This past weekend, a few Houston Area wine writers and professionals came over and helped me taste through this year’s crop of American True Rosés. There are, essentially, two ways to make a still rosé wine, which I have outlined on my “Terms” page, accessible through the menu at the top of the page:
The saignée method: A rosé wine that is made by “bleeding” off some of the juice of a red wine after only a short period of contact with the skins. The remaining juice would then have a more concentrated maceration with the skins, creating a more complex and flavorful red wine. This saignée (which means “bled” in French) juice used to be discarded, but is now often fermented separately and sold as a rosé wine. Saignée rosés, therefore, are a by-product of red wine production.
True Rosé: Often called “pressed”, “intentional”, or “dedicated” a “True Rosé” is one that was intended to be pink from the onset, as opposed to a saignée (see above).
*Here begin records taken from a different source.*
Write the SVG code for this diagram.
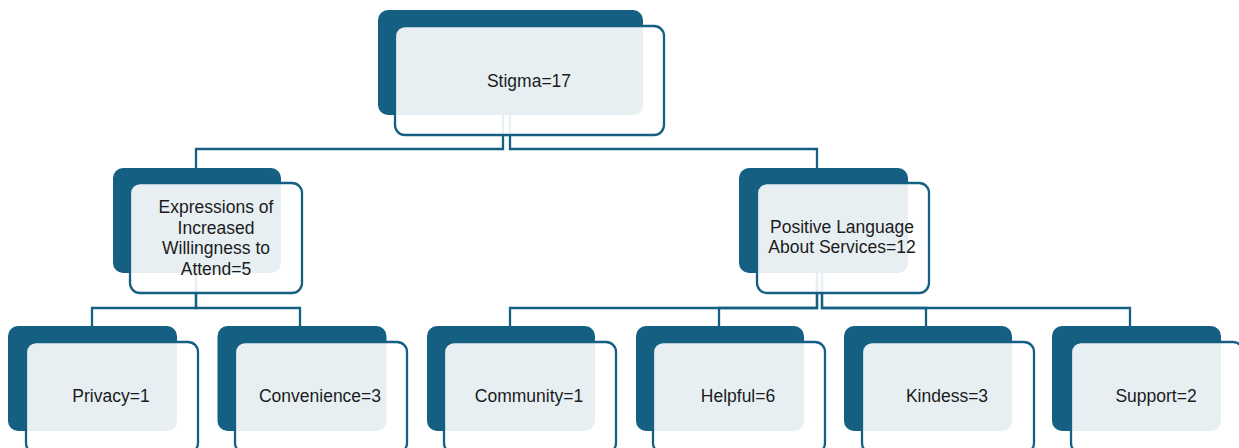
<svg xmlns="http://www.w3.org/2000/svg" width="1239" height="448" viewBox="0 0 1239 448">
<style>
.back{fill:#156082}
.front{fill:#ffffff;fill-opacity:0.9;stroke:#156082;stroke-width:2.3}
.conn{fill:none;stroke:#156082;stroke-width:2.3}
text{font-family:"Liberation Sans",Arial,sans-serif;font-size:17.5px;fill:#1b1b1b;text-anchor:middle}
</style>
<rect width="1239" height="448" fill="#ffffff"/>
<g id="connectors">
<path class="conn" d="M503,115 V149 H196 V168"/>
<path class="conn" d="M510,115 V149 H817 V168"/>
<path class="conn" d="M196,273 V308 H92 V326"/>
<path class="conn" d="M196,273 V308 H300 V326"/>
<path class="conn" d="M817,273 V308 H510 V326"/>
<path class="conn" d="M817,273 V308 H719 V326"/>
<path class="conn" d="M822,273 V308 H926 V326"/>
<path class="conn" d="M822,273 V308 H1130 V326"/>
</g>
<g id="stigma">
<rect class="back" x="378" y="10" width="265" height="105" rx="10"/>
<rect class="front" x="395" y="26" width="269" height="109" rx="10"/>
<text x="529" y="87">Stigma=17</text>
</g>
<g id="expressions">
<rect class="back" x="113" y="168" width="168" height="105" rx="10"/>
<rect class="front" x="130" y="183" width="172" height="110" rx="10"/>
<text x="216" y="213">Expressions of</text>
<text x="216" y="234">Increased</text>
<text x="216" y="254">Willingness to</text>
<text x="216" y="275">Attend=5</text>
</g>
<g id="positive">
<rect class="back" x="739" y="168" width="169" height="105" rx="10"/>
<rect class="front" x="757" y="183" width="172" height="110" rx="10"/>
<text x="842" y="233">Positive Language</text>
<text x="842" y="253">About Services=12</text>
</g>
<g id="privacy">
<rect class="back" x="8" y="326" width="169" height="105" rx="10"/>
<rect class="front" x="26" y="342" width="172" height="111" rx="10"/>
<text x="111" y="402">Privacy=1</text>
</g>
<g id="convenience">
<rect class="back" x="217.5" y="326" width="169" height="105" rx="10"/>
<rect class="front" x="235" y="342" width="172" height="111" rx="10"/>
<text x="320" y="402">Convenience=3</text>
</g>
<g id="community">
<rect class="back" x="427" y="326" width="168" height="105" rx="10"/>
<rect class="front" x="444" y="342" width="172" height="111" rx="10"/>
<text x="529" y="402">Community=1</text>
</g>
<g id="helpful">
<rect class="back" x="636" y="326" width="168" height="105" rx="10"/>
<rect class="front" x="653" y="342" width="172" height="111" rx="10"/>
<text x="738" y="402">Helpful=6</text>
</g>
<g id="kindess">
<rect class="back" x="844" y="326" width="168" height="105" rx="10"/>
<rect class="front" x="862" y="342" width="172" height="111" rx="10"/>
<text x="947" y="402">Kindess=3</text>
</g>
<g id="support">
<rect class="back" x="1052" y="326" width="169" height="105" rx="10"/>
<rect class="front" x="1071" y="342" width="172" height="111" rx="10"/>
<text x="1156" y="402">Support=2</text>
</g>
</svg>
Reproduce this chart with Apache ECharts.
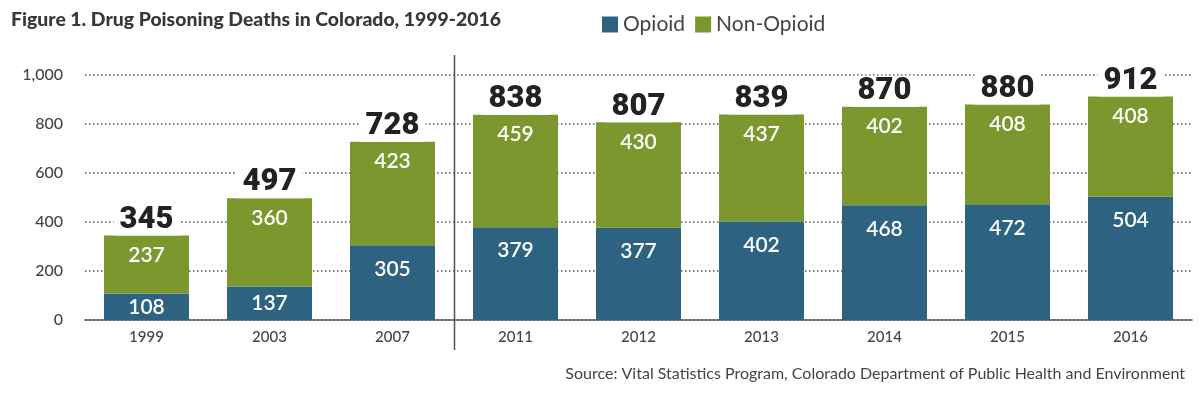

The fruit is grown, harvested, and fermented all with the intention of making a rosé.
[There is, I guess, a third way to make a rosé: Perhaps the least complicated (and, to my knowledge, rarely employed) is to blend white and red wines, a practice that is fairly common with champagne and other sparkling wine, but is otherwise rarely practiced.]
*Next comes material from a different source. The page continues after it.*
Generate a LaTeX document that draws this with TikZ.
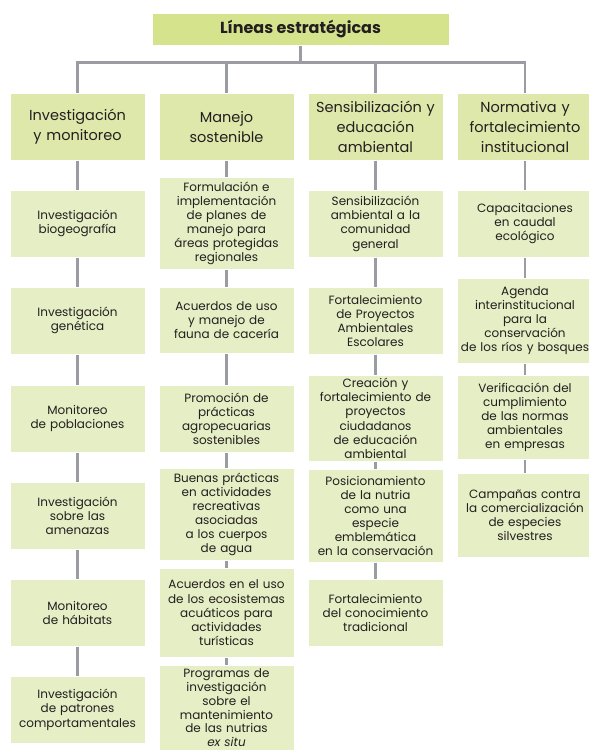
\documentclass[tikz,border=0pt]{standalone}
\usepackage{fontspec}
\setmainfont{Poppins}
\usetikzlibrary{calc}

\definecolor{verdeTitulo}{RGB}{213,227,140}
\definecolor{verdeEje}{RGB}{222,232,170}
\definecolor{verdeAccion}{RGB}{229,238,196}
\definecolor{grisLinea}{RGB}{155,156,162}
\definecolor{texto}{RGB}{35,31,32}

\tikzset{
  titulo/.style={fill=verdeTitulo,draw=white,line width=0.6pt,minimum width=297pt,minimum height=32pt,
    text=texto,font=\fontsize{16}{18}\selectfont\bfseries,anchor=north},
  eje/.style={fill=verdeEje,draw=white,line width=0.6pt,minimum width=135pt,minimum height=67pt,
    text width=145pt,align=center,inner xsep=-5pt,inner ysep=2pt,text=texto,
    font=\fontsize{14.5}{20}\selectfont,anchor=north},
  accion/.style={fill=verdeAccion,draw=white,line width=0.6pt,minimum width=135pt,
    text width=150pt,align=center,inner xsep=-7.5pt,inner ysep=1pt,text=texto,
    font=\fontsize{12}{14.1}\selectfont,anchor=north},
  conector/.style={draw=grisLinea,line width=2.6pt}
}

\begin{document}
\begin{tikzpicture}[x=1pt,y=-1pt]
    \useasboundingbox (0,0) rectangle (588,751);
    \fill[white] (0,0) rectangle (588,751);

    \node[titulo] (lineas) at (300.5,13) {Líneas estratégicas};
    \coordinate (barra) at (0,62.5);

    % ejes
    \node[eje] (inv) at (77.5,93) {Investigación\\y monitoreo};
    \node[eje] (man) at (226.5,93) {Manejo\\sostenible};
    \node[eje] (sen) at (375.5,93) {Sensibilización y\\educación\\ambiental};
    \node[eje] (nor) at (525,93) {Normativa y\\fortalecimiento\\institucional};

    % investigacion y monitoreo
    \node[accion,minimum height=67pt] (inv1) at (77.5,190) {Investigación\\biogeografía};
    \node[accion,minimum height=67pt] (inv2) at (77.5,287) {Investigación\\genética};
    \node[accion,minimum height=67pt] (inv3) at (77.5,385) {Monitoreo\\de poblaciones};
    \node[accion,minimum height=67pt] (inv4) at (77.5,482) {Investigación\\sobre las\\amenazas};
    \node[accion,minimum height=67pt] (inv5) at (77.5,579) {Monitoreo\\de hábitats};
    \node[accion,minimum height=67pt] (inv6) at (77.5,676) {Investigación\\de patrones\\comportamentales};

    % manejo sostenible
    \node[accion,minimum height=92pt] (man1) at (226.5,177) {Formulación e\\implementación\\de planes de\\manejo para\\áreas protegidas\\regionales};
    \node[accion,minimum height=66pt] (man2) at (226.5,287) {Acuerdos de uso\\y manejo de\\fauna de cacería};
    \node[accion,minimum height=67pt] (man3) at (226.5,385) {Promoción de\\prácticas\\agropecuarias\\sostenibles};
    \node[accion,minimum height=92pt] (man4) at (226.5,468) {Buenas prácticas\\en actividades\\recreativas\\asociadas\\a los cuerpos\\de agua};
    \node[accion,minimum height=89pt] (man5) at (226.5,568) {Acuerdos en el uso\\de los ecosistemas\\acuáticos para\\actividades\\turísticas};
    \node[accion,minimum height=85pt,font=\fontsize{12}{13.8}\selectfont] (man6) at (226.5,665) {Programas de\\investigación\\sobre el\\mantenimiento\\de las nutrias\\\textit{ex situ}};

    % sensibilizacion y educacion ambiental
    \node[accion,minimum height=67pt] (sen1) at (375.5,190) {Sensibilización\\ambiental a la\\comunidad\\general};
    \node[accion,minimum height=67pt] (sen2) at (375.5,287) {Fortalecimiento\\de Proyectos\\Ambientales\\Escolares};
    \node[accion,minimum height=86pt] (sen3) at (375.5,375) {Creación y\\fortalecimiento de\\proyectos\\ciudadanos\\de educación\\ambiental};
    \node[accion,minimum height=93pt] (sen4) at (375.5,469) {Posicionamiento\\de la nutria\\como una\\especie\\emblemática\\en la conservación};
    \node[accion,minimum height=67pt] (sen5) at (375.5,579) {Fortalecimiento\\del conocimiento\\tradicional};

    % normativa y fortalecimiento institucional
    \node[accion,minimum height=67pt] (nor1) at (525,190) {Capacitaciones\\en caudal\\ecológico};
    \node[accion,minimum height=85pt] (nor2) at (525,278) {Agenda\\interinstitucional\\para la\\conservación\\de los ríos y bosques};
    \node[accion,minimum height=84pt] (nor3) at (525,375) {Verificación del\\cumplimiento\\de las normas\\ambientales\\en empresas};
    \node[accion,minimum height=84pt] (nor4) at (525,473) {Campañas contra\\la comercialización\\de especies\\silvestres};

    % conectores
    \draw[conector] (lineas.south) -- (lineas.south |- barra);
    \draw[conector] (inv.north) -- (inv.north |- barra) -| (nor.north);
    \draw[conector] (man.north) -- (man.north |- barra);
    \draw[conector] (sen.north) -- (sen.north |- barra);
    \foreach \a/\b in {inv/inv1,inv1/inv2,inv2/inv3,inv3/inv4,inv4/inv5,inv5/inv6,
                       man/man1,man1/man2,man2/man3,man3/man4,man4/man5,man5/man6,
                       sen/sen1,sen1/sen2,sen2/sen3,sen3/sen4,sen4/sen5,
                       nor/nor1,nor1/nor2,nor2/nor3,nor3/nor4}
        \draw[conector] (\a.south) -- (\b.north);

\end{tikzpicture}
\end{document}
A few years ago, I realized that, in general, there is a difference between the two methods and that the latter (again, in general) tended to produce better wines. In my opinion, “True Rosé” wines, in my opinion, not only taste better, but also had the ability to age, at least in the short-term.
So why the term “True Rosé”? Well, unlike the “saignée method” there is no agreed upon term to describe the “better” process. While some take umbrage with my use of the word “true” since they think that it implies that all other rosés are therefore “false.” While I admit that there is some inherent judgment in the use of the word “true” I am using the word in the sense of “sincere” or “reflecting the essential character” (dictionary.com).
Is it perfect? Decidedly not, but I am a firm believer that knowing how a wine is made is a key component to its enjoyment–few think twice about wanting to know how a sparkling wine is made, for example.
So in the next couple of weeks, I will publish my notes on the 54 wines that we tried on Sunday as well as the top wines from the others in attendance. Generally speaking, this year, the wines were overall of notably higher quality than the two previous iterations of the tasting.